Flow and thrust characteristics of rectangular expansion-deflection nozzles

To enhance the thrust performance of single-stage-to-orbit (SSTO) vehicle nozzles across wide nozzle pressure ratio (NPR) ranges while mitigating thrust degradation in annular expansion-deflection nozzles under low NPR conditions, a systematic investigation was conducted on the flow characteristics of rectangular expansion-deflection nozzles (REDNs). Numerical and experimental methods were used to investigate the flow field of the REDN under different NPR conditions and demonstrate the altitude compensation mechanism of the nozzle.
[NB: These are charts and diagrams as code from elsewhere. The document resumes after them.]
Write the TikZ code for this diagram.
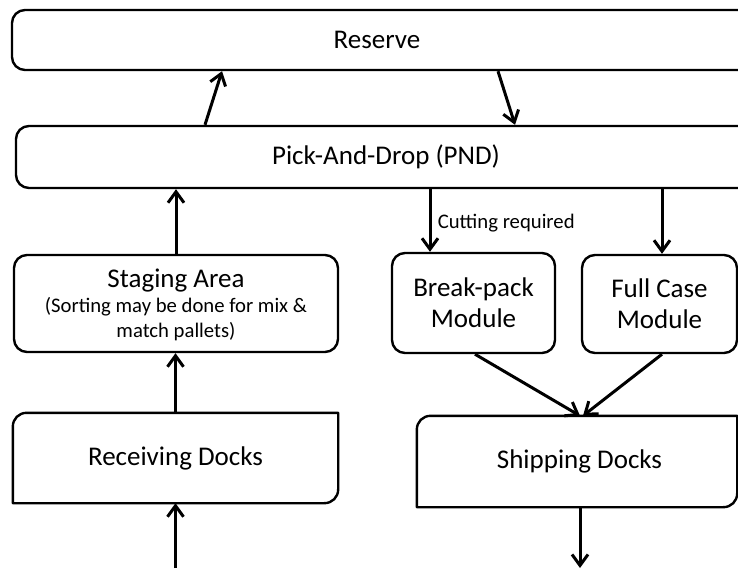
\documentclass[tikz,border=0pt]{standalone}
\usepackage{fontspec}
\setmainfont{Carlito}
\usetikzlibrary{arrows.meta,calc}
\begin{document}
\begin{tikzpicture}[x=1pt,y=-1pt,
  big/.style={font=\fontsize{27}{31}\selectfont},
  small/.style={font=\fontsize{20.7}{25}\selectfont},
  box/.style={draw, line width=2.4pt, rounded corners=13pt, inner sep=0pt, align=center, big},
  plainbox/.style={inner sep=0pt, align=center, big},
  outline/.style={line width=2.4pt, line join=round},
  arr/.style={line width=3pt, -{Straight Barb[length=11pt,width=16pt]}}]
\useasboundingbox (0,0) rectangle (738,569);
\clip (0,0) rectangle (738,569);

% boxes
\node[box, minimum width=748pt, minimum height=60pt] (reserve) at (386,40) {\hspace*{-18pt}Reserve};
\node[box, minimum width=740pt, minimum height=62pt] (pnd) at (386,157) {Pick-And-Drop (PND)};
\node[box, small, minimum width=324pt, minimum height=97pt] (staging) at (176,303.5)
  {\rule{0pt}{22pt}{\fontsize{27}{27}\selectfont Staging Area}\\(Sorting may be done for mix \&\\match pallets)};
\node[box, minimum width=163pt, minimum height=100pt] (breakpack) at (473.5,303) {Break-pack\\Module};
\node[box, minimum width=155pt, minimum height=98pt] (fullcase) at (659.5,304) {Full Case\\Module};
\node[plainbox, minimum width=325pt, minimum height=90pt] (recv) at (175.5,458) {Receiving Docks};
\node[plainbox, minimum width=320pt, minimum height=91pt] (ship) at (577,461.5) {\hspace*{5pt}Shipping Docks};

\draw[outline] (recv.south west) -- ([yshift=-14pt]recv.north west)
  .. controls ([yshift=-6pt]recv.north west) and ([xshift=6pt]recv.north west) .. ([xshift=14pt]recv.north west)
  -- (recv.north east) -- ([yshift=14pt]recv.south east)
  .. controls ([yshift=6pt]recv.south east) and ([xshift=-6pt]recv.south east) .. ([xshift=-14pt]recv.south east) -- cycle;
\draw[outline] (ship.south west) -- ([yshift=-14pt]ship.north west)
  .. controls ([yshift=-6pt]ship.north west) and ([xshift=6pt]ship.north west) .. ([xshift=14pt]ship.north west)
  -- (ship.north east) -- ([yshift=14pt]ship.south east)
  .. controls ([yshift=6pt]ship.south east) and ([xshift=-6pt]ship.south east) .. ([xshift=-14pt]ship.south east) -- cycle;

% free ends
\coordinate (inlet) at (175.5,568);
\coordinate (outlet) at (580,568);

% connectors
\draw[arr] ([xshift=-181pt]pnd.north) -- ([xshift=-164pt]reserve.south);
\draw[arr] ([xshift=112pt]reserve.south) -- ([xshift=129pt]pnd.north);
\draw[arr] (staging.north) -- (staging.north |- pnd.south);
\draw[arr] ([xshift=-43.5pt]breakpack.north |- pnd.south) -- ([xshift=-43.5pt]breakpack.north)
  node[midway, anchor=west, xshift=3pt, yshift=-3pt, small] {Cutting required};
\draw[arr] ([xshift=2.5pt]fullcase.north |- pnd.south) -- ([xshift=2.5pt]fullcase.north);
\draw[arr] ([xshift=1.5pt]breakpack.south) -- ([xshift=3pt]ship.north);
\draw[arr] ([xshift=2.5pt]fullcase.south) -- ([xshift=6pt]ship.north);
\draw[arr] (recv.north) -- (recv.north |- staging.south);
\draw[arr] (inlet) -- (recv.south);
\draw[arr] ([xshift=3pt]ship.south) -- (outlet);
\end{tikzpicture}
\end{document}
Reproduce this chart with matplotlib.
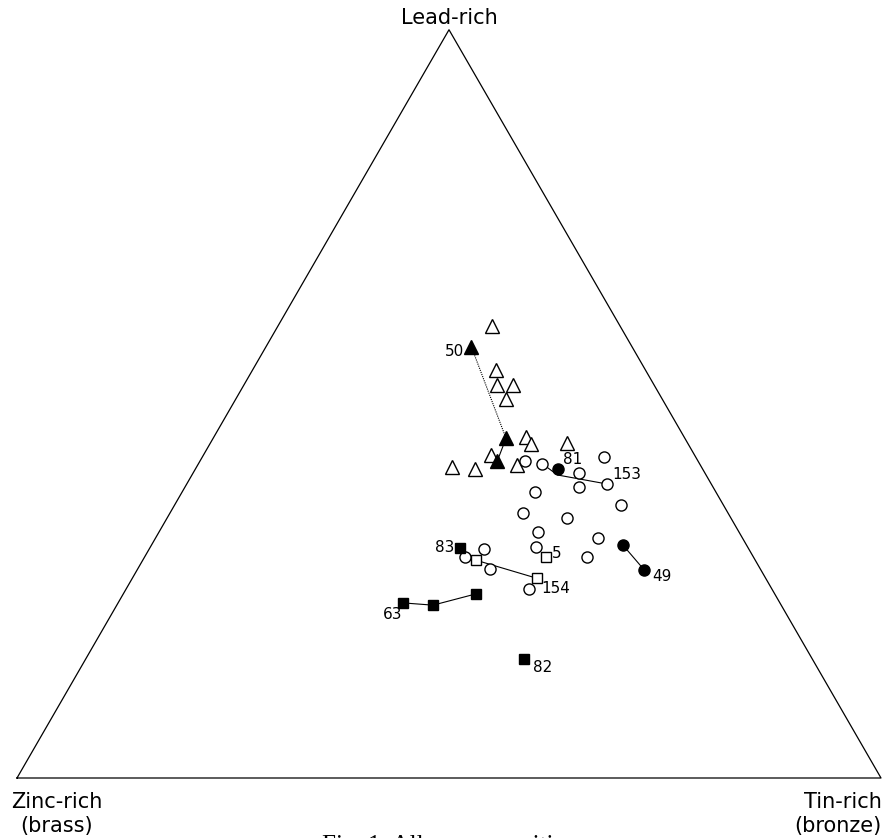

The results indicate that the main factors affecting the thrust and flow characteristics of the REDN are the external airflow entering the nozzle at low-NPR conditions and the mode transition process. A higher external airflow rate into the nozzle results in a higher thrust, whereas an early mode transition reduces the thrust performance. The designed REDN has a thrust coefficient of 0.913 at NPR = 10 and 0.962 at the designed state NPR = 288.667. In addition, the thrust coefficients of the designed REDN are higher than 0.88 in the NPR range of 10-530. The effects of nozzle width and pintle sidewall deflection angle on the performance are further investigated. The results show that the nozzle width affects the NPR at which the mode transition occurs and the unit flow rate of the external air entering the nozzle. The deflection angle of the pintle sidewall has a significant influence on the operating mode of the nozzle. With excellent thrust performance over the wide range of NPRs, the REDN demonstrates the potential for application on an SSTO vehicle.